Locate the lines where "this" occurs and copy them as they stand.
-- START Input material --
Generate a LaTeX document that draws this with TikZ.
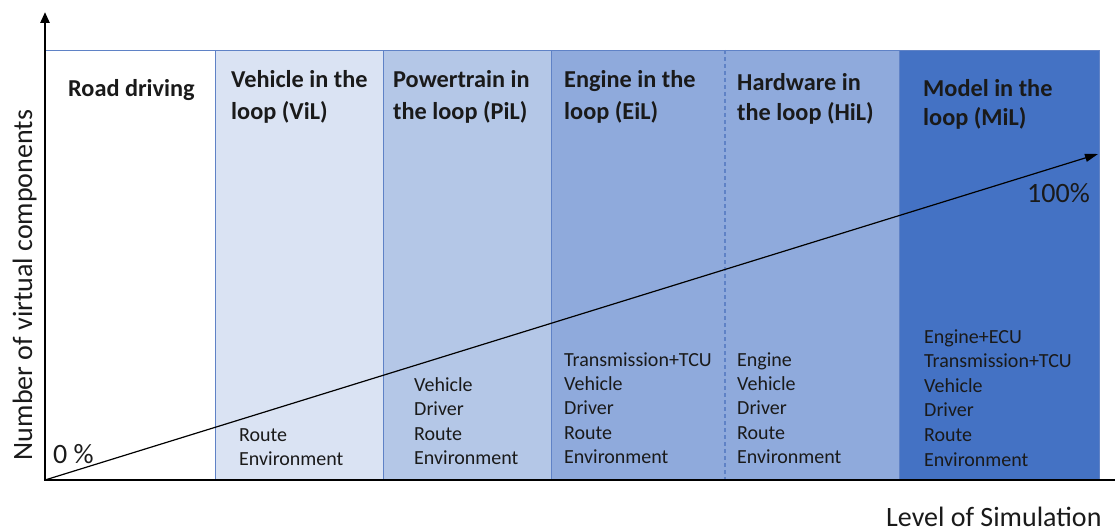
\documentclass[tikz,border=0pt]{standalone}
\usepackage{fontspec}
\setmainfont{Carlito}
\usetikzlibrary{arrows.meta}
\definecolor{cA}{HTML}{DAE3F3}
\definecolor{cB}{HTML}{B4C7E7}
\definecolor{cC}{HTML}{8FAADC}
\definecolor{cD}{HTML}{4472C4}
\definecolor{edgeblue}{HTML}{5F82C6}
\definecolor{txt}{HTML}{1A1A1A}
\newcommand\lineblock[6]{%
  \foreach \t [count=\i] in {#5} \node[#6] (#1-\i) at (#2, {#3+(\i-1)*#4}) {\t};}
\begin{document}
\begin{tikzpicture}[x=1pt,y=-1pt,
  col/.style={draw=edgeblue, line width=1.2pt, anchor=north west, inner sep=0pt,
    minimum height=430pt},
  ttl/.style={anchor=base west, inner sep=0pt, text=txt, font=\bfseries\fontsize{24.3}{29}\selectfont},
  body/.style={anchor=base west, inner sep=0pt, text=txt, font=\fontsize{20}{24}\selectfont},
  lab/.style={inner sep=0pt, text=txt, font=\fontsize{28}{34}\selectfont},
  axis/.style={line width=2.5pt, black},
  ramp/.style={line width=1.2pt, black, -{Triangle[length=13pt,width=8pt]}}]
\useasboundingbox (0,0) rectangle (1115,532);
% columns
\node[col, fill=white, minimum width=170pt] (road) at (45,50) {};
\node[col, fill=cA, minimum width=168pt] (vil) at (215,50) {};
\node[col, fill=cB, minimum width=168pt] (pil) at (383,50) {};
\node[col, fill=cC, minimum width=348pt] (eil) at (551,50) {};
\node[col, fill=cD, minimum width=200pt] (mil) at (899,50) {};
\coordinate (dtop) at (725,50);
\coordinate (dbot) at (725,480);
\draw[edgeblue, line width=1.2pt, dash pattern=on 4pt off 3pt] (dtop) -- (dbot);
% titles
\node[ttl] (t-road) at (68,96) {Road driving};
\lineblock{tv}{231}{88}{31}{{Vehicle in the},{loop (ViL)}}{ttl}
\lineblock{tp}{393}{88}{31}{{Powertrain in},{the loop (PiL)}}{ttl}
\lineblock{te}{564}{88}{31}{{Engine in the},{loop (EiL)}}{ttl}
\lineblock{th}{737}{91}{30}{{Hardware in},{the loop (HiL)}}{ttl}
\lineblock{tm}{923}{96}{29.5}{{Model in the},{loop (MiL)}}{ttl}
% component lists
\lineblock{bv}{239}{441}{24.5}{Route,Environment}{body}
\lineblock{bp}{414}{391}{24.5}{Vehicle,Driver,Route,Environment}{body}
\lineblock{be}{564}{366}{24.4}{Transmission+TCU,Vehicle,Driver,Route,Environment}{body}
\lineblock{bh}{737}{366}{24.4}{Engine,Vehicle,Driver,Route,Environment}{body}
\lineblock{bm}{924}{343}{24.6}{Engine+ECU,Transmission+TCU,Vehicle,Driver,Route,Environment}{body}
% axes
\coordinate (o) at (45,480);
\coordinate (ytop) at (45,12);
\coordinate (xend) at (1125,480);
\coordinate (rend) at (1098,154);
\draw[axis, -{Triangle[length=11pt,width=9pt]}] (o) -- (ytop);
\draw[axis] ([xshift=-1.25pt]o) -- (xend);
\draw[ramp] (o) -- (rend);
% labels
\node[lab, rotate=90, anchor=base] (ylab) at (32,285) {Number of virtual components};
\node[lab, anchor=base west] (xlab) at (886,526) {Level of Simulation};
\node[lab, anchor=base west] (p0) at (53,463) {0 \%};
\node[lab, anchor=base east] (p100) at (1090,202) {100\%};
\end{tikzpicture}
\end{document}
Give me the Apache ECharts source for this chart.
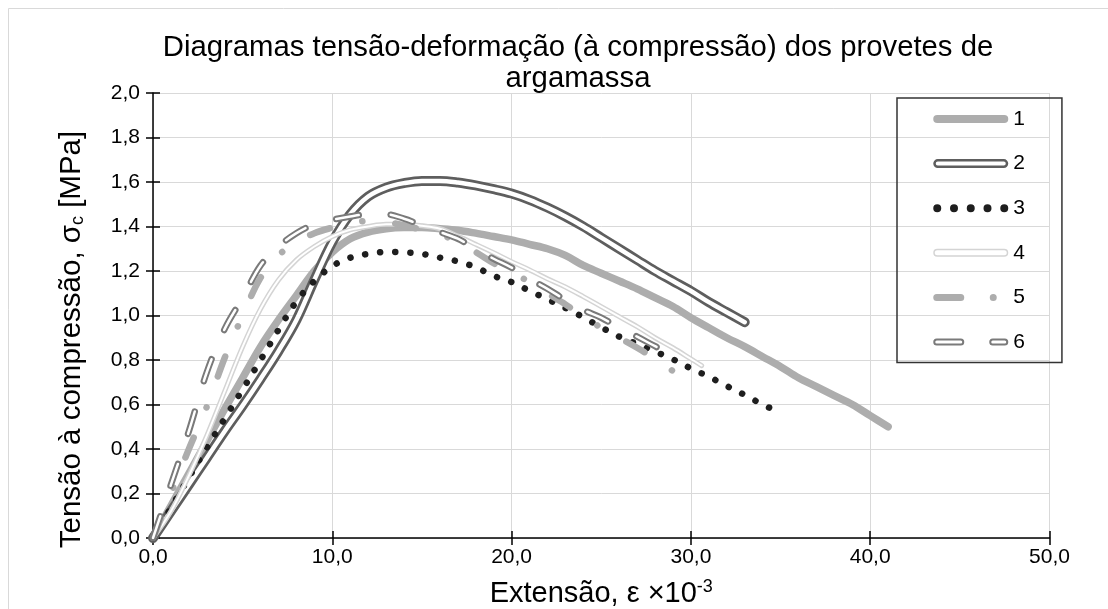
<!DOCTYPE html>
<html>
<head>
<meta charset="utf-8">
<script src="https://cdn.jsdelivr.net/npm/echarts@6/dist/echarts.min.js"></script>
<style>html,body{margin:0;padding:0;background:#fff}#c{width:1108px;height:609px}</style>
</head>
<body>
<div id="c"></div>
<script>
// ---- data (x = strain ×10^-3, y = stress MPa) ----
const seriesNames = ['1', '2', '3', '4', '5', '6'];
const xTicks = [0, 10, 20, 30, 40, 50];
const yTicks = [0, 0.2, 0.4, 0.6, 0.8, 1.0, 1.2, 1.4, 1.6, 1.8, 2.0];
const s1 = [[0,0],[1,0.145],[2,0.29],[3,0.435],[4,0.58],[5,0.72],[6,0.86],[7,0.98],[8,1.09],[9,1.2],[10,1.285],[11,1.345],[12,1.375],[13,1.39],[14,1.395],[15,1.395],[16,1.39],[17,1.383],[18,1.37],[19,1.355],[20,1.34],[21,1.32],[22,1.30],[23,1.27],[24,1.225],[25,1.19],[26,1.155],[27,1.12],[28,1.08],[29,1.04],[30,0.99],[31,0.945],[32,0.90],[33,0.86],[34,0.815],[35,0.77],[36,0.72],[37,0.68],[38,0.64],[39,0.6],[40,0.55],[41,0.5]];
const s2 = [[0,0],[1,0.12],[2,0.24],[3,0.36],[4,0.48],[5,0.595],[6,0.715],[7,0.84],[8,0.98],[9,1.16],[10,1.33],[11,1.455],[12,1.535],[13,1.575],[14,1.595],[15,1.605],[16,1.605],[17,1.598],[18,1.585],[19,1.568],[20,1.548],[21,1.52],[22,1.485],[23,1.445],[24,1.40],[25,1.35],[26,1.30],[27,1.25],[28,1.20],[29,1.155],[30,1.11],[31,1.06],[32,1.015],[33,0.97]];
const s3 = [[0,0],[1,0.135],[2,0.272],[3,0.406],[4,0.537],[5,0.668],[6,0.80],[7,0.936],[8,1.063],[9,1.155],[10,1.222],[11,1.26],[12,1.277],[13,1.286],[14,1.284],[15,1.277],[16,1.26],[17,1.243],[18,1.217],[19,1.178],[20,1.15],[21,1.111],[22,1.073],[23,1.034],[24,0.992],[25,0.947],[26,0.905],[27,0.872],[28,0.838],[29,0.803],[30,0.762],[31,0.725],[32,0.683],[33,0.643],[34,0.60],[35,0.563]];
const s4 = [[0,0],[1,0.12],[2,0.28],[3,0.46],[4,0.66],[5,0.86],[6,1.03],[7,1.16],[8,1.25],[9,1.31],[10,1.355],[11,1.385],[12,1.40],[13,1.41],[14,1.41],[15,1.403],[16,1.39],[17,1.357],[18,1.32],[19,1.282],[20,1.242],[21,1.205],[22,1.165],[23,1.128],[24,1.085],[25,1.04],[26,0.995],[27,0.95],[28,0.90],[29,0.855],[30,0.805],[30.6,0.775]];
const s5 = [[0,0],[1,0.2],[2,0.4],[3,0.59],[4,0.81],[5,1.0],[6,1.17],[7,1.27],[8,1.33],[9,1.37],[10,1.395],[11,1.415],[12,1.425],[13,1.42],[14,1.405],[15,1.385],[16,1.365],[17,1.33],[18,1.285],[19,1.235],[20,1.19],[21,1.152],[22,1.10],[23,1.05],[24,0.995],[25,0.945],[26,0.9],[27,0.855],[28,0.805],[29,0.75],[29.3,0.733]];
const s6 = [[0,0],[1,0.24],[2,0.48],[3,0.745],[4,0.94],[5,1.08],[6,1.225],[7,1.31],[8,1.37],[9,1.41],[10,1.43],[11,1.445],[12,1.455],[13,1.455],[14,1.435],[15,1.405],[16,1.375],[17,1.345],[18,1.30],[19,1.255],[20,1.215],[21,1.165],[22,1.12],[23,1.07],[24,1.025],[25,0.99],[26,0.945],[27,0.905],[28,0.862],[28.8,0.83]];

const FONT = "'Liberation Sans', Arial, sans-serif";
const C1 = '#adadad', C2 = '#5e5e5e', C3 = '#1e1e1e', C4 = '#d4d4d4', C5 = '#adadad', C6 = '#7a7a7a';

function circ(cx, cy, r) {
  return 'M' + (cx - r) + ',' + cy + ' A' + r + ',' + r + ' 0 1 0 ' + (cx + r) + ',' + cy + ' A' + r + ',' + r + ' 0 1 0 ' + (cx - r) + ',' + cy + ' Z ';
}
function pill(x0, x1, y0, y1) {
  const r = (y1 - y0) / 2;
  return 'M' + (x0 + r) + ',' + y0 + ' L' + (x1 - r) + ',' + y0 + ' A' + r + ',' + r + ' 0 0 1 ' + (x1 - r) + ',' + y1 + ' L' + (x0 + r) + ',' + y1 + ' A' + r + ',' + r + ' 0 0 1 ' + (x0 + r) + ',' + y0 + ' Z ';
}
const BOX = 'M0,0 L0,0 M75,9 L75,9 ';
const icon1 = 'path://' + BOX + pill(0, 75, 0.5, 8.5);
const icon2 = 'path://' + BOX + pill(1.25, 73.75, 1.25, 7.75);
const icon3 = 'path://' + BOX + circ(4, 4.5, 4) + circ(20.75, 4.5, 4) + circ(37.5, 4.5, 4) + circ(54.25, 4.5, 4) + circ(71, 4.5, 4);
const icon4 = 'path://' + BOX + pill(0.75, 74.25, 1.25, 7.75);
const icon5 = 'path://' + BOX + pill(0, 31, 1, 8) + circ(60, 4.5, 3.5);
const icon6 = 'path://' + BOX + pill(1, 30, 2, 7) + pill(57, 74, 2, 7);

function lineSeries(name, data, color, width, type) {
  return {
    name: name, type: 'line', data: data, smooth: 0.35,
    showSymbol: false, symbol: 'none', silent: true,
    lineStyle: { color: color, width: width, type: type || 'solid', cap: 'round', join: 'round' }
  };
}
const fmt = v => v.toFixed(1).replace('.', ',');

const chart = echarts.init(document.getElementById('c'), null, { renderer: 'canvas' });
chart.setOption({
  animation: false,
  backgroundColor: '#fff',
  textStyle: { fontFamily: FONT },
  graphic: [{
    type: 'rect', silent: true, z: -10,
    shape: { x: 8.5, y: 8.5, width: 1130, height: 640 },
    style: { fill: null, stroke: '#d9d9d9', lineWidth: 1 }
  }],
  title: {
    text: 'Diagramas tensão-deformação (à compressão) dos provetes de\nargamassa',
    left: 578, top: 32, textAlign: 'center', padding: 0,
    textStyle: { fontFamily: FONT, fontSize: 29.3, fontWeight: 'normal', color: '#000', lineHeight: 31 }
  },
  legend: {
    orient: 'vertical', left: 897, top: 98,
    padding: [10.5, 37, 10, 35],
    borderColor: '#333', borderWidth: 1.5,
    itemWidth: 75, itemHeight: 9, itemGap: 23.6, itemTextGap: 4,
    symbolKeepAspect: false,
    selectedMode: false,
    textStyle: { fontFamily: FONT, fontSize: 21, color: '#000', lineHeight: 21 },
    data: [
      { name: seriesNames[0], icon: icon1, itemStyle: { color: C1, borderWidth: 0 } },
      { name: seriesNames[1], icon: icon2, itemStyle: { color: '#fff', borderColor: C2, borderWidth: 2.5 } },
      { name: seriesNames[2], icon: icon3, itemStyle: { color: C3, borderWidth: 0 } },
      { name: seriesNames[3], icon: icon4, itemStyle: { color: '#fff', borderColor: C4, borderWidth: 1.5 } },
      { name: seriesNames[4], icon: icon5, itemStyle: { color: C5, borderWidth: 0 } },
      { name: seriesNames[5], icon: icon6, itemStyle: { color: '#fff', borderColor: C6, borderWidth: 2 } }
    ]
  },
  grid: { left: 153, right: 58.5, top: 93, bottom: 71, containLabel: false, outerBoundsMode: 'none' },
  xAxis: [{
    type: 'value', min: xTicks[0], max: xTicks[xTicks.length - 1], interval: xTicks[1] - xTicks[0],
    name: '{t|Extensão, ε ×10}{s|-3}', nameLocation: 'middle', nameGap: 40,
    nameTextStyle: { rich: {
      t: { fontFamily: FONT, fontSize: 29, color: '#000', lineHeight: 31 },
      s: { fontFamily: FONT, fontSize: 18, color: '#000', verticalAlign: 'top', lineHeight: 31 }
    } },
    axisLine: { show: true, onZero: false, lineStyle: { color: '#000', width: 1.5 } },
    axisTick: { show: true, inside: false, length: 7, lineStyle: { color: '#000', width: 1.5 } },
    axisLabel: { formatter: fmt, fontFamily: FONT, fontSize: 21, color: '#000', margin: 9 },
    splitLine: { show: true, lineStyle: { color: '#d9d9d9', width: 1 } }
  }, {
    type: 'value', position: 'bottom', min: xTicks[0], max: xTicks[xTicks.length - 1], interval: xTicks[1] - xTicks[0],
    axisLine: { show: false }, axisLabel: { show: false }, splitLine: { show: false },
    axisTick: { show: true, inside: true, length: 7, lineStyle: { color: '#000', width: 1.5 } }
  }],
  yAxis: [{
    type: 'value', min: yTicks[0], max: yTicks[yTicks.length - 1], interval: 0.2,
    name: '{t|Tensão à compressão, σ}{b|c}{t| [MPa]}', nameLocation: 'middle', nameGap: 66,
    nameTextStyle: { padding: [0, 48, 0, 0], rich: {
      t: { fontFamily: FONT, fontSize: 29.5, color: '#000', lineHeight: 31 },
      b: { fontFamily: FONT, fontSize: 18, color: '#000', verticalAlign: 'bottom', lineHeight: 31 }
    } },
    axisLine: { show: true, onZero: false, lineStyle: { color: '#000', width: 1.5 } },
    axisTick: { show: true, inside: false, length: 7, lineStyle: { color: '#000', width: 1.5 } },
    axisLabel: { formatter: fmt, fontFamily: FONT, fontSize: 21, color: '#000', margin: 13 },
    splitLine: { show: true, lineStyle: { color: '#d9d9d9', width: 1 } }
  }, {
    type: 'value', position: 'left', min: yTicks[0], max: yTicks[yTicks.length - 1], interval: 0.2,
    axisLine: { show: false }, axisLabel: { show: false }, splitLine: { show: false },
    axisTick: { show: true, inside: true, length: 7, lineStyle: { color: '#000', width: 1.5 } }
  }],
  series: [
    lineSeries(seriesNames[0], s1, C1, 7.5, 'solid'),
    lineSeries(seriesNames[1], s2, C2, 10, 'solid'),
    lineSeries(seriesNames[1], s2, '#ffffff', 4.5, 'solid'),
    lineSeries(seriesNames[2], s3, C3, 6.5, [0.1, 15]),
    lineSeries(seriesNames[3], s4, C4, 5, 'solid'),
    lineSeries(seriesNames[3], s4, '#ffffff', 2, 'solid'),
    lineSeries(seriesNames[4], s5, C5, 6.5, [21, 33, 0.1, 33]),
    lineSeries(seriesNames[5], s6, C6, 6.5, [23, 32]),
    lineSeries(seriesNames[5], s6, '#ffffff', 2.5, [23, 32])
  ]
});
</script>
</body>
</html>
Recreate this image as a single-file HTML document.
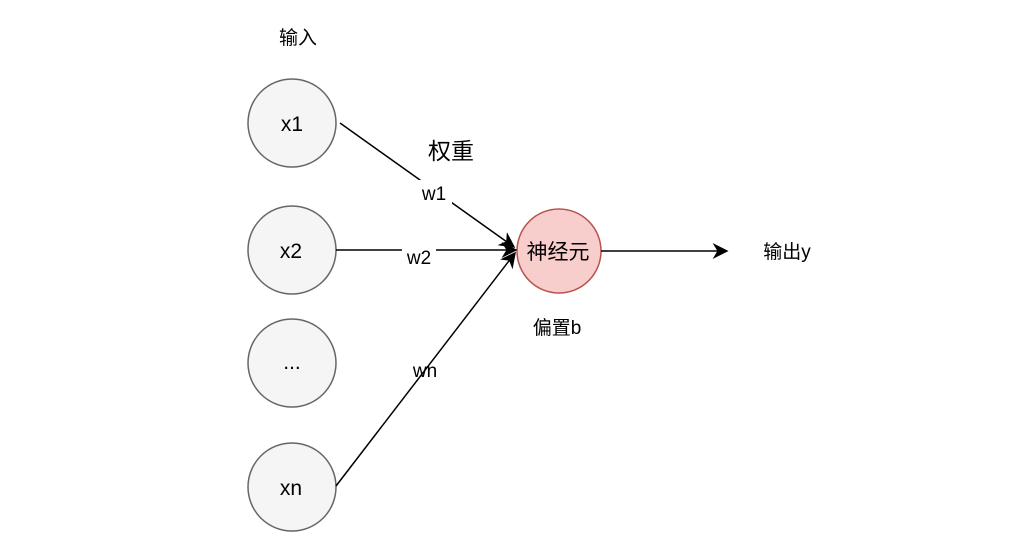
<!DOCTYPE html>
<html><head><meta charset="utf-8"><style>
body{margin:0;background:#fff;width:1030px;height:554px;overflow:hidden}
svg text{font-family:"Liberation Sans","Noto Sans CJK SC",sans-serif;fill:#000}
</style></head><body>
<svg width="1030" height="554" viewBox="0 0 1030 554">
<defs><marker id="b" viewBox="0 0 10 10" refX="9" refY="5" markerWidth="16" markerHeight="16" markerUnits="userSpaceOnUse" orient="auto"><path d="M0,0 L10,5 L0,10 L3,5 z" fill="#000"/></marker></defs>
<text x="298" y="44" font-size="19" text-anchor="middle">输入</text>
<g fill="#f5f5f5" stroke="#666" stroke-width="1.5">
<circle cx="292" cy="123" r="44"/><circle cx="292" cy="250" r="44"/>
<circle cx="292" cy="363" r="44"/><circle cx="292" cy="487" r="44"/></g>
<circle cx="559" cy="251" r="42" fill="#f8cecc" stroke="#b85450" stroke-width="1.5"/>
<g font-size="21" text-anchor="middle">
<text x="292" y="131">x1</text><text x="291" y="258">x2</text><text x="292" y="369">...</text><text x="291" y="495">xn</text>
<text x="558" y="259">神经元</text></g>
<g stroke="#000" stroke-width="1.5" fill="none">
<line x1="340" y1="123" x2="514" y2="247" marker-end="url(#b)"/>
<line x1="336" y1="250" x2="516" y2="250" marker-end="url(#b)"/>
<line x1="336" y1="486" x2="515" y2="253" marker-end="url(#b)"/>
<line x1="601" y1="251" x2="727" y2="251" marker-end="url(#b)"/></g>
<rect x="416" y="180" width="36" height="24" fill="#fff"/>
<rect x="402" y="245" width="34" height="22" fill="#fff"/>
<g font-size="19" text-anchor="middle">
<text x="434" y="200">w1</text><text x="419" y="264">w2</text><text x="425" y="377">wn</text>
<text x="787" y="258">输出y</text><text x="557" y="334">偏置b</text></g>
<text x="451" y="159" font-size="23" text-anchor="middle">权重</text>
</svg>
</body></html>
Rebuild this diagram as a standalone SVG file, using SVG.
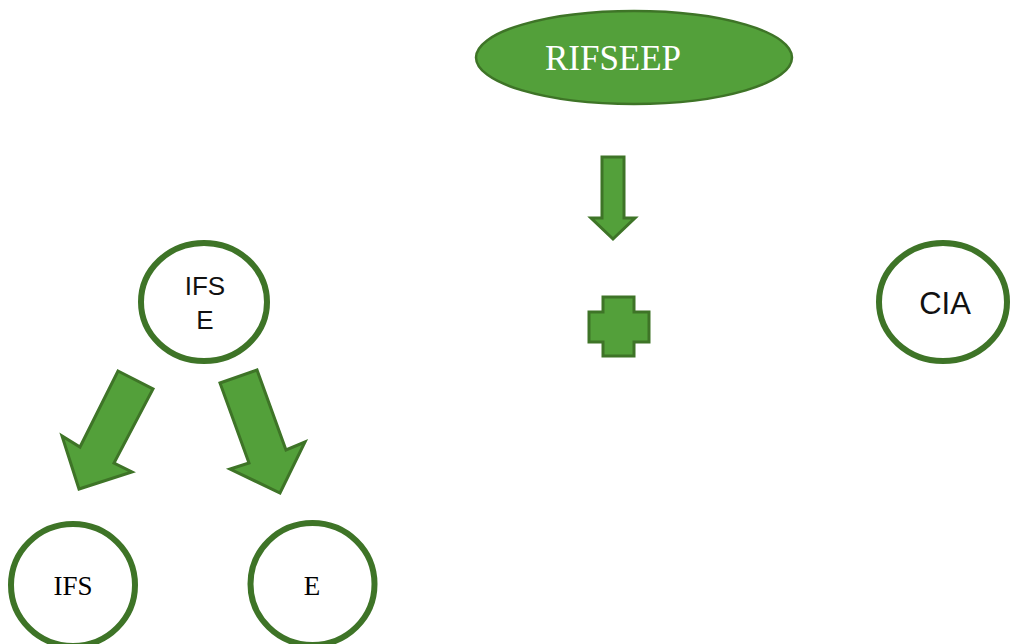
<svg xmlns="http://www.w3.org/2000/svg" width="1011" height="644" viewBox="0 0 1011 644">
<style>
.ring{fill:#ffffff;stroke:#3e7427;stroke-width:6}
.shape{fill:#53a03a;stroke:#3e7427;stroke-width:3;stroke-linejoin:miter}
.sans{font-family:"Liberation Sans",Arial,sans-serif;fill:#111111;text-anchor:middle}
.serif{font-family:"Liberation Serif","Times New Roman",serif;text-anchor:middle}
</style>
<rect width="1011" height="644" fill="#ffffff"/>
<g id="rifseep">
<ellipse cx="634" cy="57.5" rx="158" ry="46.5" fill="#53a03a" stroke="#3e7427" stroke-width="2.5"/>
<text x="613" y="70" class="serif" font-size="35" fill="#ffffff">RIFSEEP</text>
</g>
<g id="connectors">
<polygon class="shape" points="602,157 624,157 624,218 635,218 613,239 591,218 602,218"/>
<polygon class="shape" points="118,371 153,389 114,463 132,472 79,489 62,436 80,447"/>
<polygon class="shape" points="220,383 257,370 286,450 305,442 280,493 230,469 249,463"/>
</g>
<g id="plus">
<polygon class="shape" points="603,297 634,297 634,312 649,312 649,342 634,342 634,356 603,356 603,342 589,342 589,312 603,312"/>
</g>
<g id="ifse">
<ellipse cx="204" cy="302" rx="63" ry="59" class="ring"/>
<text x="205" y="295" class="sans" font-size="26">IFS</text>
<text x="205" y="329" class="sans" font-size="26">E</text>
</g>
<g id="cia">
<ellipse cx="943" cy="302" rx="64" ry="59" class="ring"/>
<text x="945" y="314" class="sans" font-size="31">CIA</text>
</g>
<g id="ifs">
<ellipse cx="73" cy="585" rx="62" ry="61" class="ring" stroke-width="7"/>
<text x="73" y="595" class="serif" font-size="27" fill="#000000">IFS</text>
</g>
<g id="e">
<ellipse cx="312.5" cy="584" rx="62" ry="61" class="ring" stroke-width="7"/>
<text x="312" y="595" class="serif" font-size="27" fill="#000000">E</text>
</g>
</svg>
-- END Input material --
◆ Expected output ◆
Generate a LaTeX document that draws this with TikZ.
Give me the Apache ECharts source for this chart.
Recreate this image as a single-file HTML document.
Rebuild this diagram as a standalone SVG file, using SVG.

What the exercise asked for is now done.